### EXERCISE OBJECTIVE
Copy each of the entries below faithfully, setting aside any pictures.
# Start of ITEMS
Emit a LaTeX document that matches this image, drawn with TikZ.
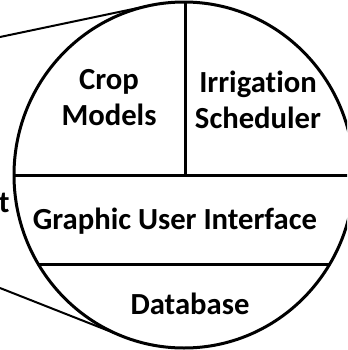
\documentclass[tikz,border=0pt]{standalone}
\usepackage{fontspec}
\setmainfont{Carlito}[Ligatures=NoCommon]
\tikzset{every picture/.style={line width=0.75pt}}
\newcommand{\lblfont}{\fontsize{23}{27}\selectfont\bfseries}

\begin{document}
\begin{tikzpicture}[x=0.75pt,y=0.75pt,yscale=-1,xscale=1]
%set diagram left start at 0, and has height of 350
\useasboundingbox (0,0) rectangle (347,350);
\clip (0,0) rectangle (347,350);

%Coordinates: tangent points and far ends
\coordinate (upfar) at (0,37);
\coordinate (uptan) at (149.8,5.5);
\coordinate (lowfar) at (0,288);
\coordinate (lowtan) at (122.8,336.4);

%Straight Lines [id:upper tangent]
\draw [line width=1.5]   (upfar) -- (uptan) ;
%Straight Lines [id:lower tangent]
\draw [line width=1.5]   (lowfar) -- (lowtan) ;

%Shape: Ellipse [id:zoom circle]
\draw  [line width=2.25]  (184,175) ellipse [x radius=170, y radius=173] ;

%Dividers clipped by the circle
\begin{scope}
\clip (184,175) ellipse [x radius=170, y radius=173];
%Straight Lines [id:middle divider]
\draw [line width=2.25]   (0,175) -- (360,175) ;
%Straight Lines [id:lower divider]
\draw [line width=2.25]   (0,264) -- (360,264) ;
%Straight Lines [id:upper divider]
\draw [line width=2.25]   (185,0) -- (185,175) ;
\end{scope}

% Text Node
\draw (109,98) node (crop) [anchor=center][inner sep=0.75pt]  [font=\lblfont] [align=center] {Crop\\Models};
% Text Node
\draw (258,100) node (irrig) [anchor=center][inner sep=0.75pt]  [font=\lblfont] [align=center] {Irrigation\\Scheduler};
% Text Node
\draw (175,221) node (gui) [anchor=center][inner sep=0.75pt]  [font=\lblfont] [align=center] {Graphic User Interface};
% Text Node
\draw (190,304) node (db) [anchor=center][inner sep=0.75pt]  [font=\lblfont] [align=center] {Database};
% Text Node
\draw (10,212) node (cut) [anchor=base east][inner sep=0pt]  [font=\lblfont] [align=left] {t};

\end{tikzpicture}
\end{document}
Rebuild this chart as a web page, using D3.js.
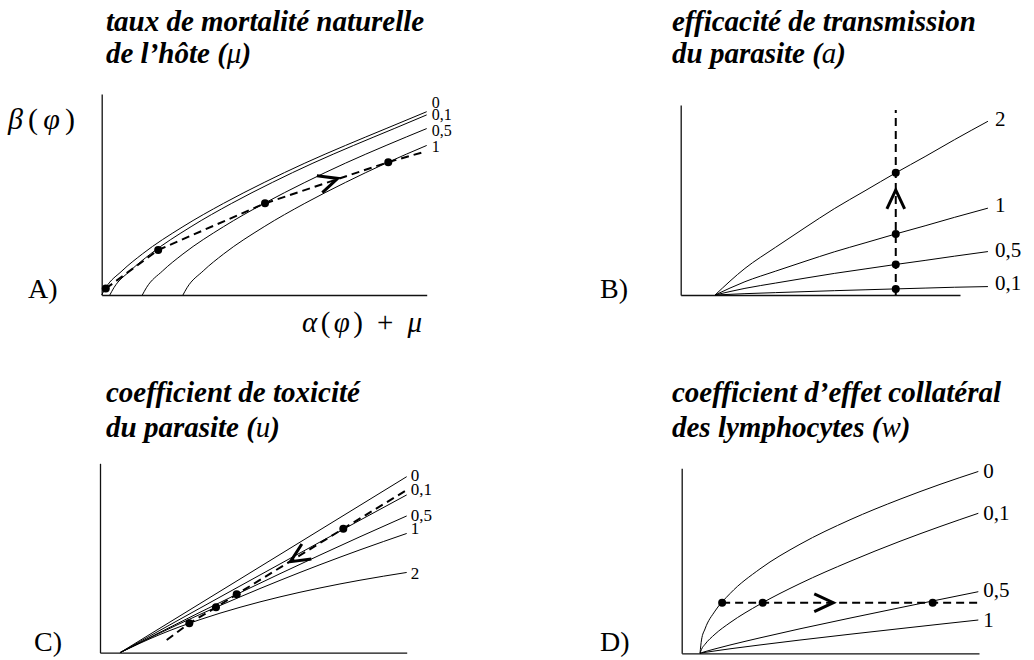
# End of ITEMS
### EXERCISE SOLUTION
Emit a LaTeX document that matches this image, drawn with TikZ.
\documentclass[tikz,border=0pt]{standalone}
\usepackage{fontspec}
\setmainfont{Carlito}[Ligatures=NoCommon]
\tikzset{every picture/.style={line width=0.75pt}}
\newcommand{\lblfont}{\fontsize{23}{27}\selectfont\bfseries}

\begin{document}
\begin{tikzpicture}[x=0.75pt,y=0.75pt,yscale=-1,xscale=1]
%set diagram left start at 0, and has height of 350
\useasboundingbox (0,0) rectangle (347,350);
\clip (0,0) rectangle (347,350);

%Coordinates: tangent points and far ends
\coordinate (upfar) at (0,37);
\coordinate (uptan) at (149.8,5.5);
\coordinate (lowfar) at (0,288);
\coordinate (lowtan) at (122.8,336.4);

%Straight Lines [id:upper tangent]
\draw [line width=1.5]   (upfar) -- (uptan) ;
%Straight Lines [id:lower tangent]
\draw [line width=1.5]   (lowfar) -- (lowtan) ;

%Shape: Ellipse [id:zoom circle]
\draw  [line width=2.25]  (184,175) ellipse [x radius=170, y radius=173] ;

%Dividers clipped by the circle
\begin{scope}
\clip (184,175) ellipse [x radius=170, y radius=173];
%Straight Lines [id:middle divider]
\draw [line width=2.25]   (0,175) -- (360,175) ;
%Straight Lines [id:lower divider]
\draw [line width=2.25]   (0,264) -- (360,264) ;
%Straight Lines [id:upper divider]
\draw [line width=2.25]   (185,0) -- (185,175) ;
\end{scope}

% Text Node
\draw (109,98) node (crop) [anchor=center][inner sep=0.75pt]  [font=\lblfont] [align=center] {Crop\\Models};
% Text Node
\draw (258,100) node (irrig) [anchor=center][inner sep=0.75pt]  [font=\lblfont] [align=center] {Irrigation\\Scheduler};
% Text Node
\draw (175,221) node (gui) [anchor=center][inner sep=0.75pt]  [font=\lblfont] [align=center] {Graphic User Interface};
% Text Node
\draw (190,304) node (db) [anchor=center][inner sep=0.75pt]  [font=\lblfont] [align=center] {Database};
% Text Node
\draw (10,212) node (cut) [anchor=base east][inner sep=0pt]  [font=\lblfont] [align=left] {t};

\end{tikzpicture}
\end{document}
Rebuild this chart as a web page, using D3.js.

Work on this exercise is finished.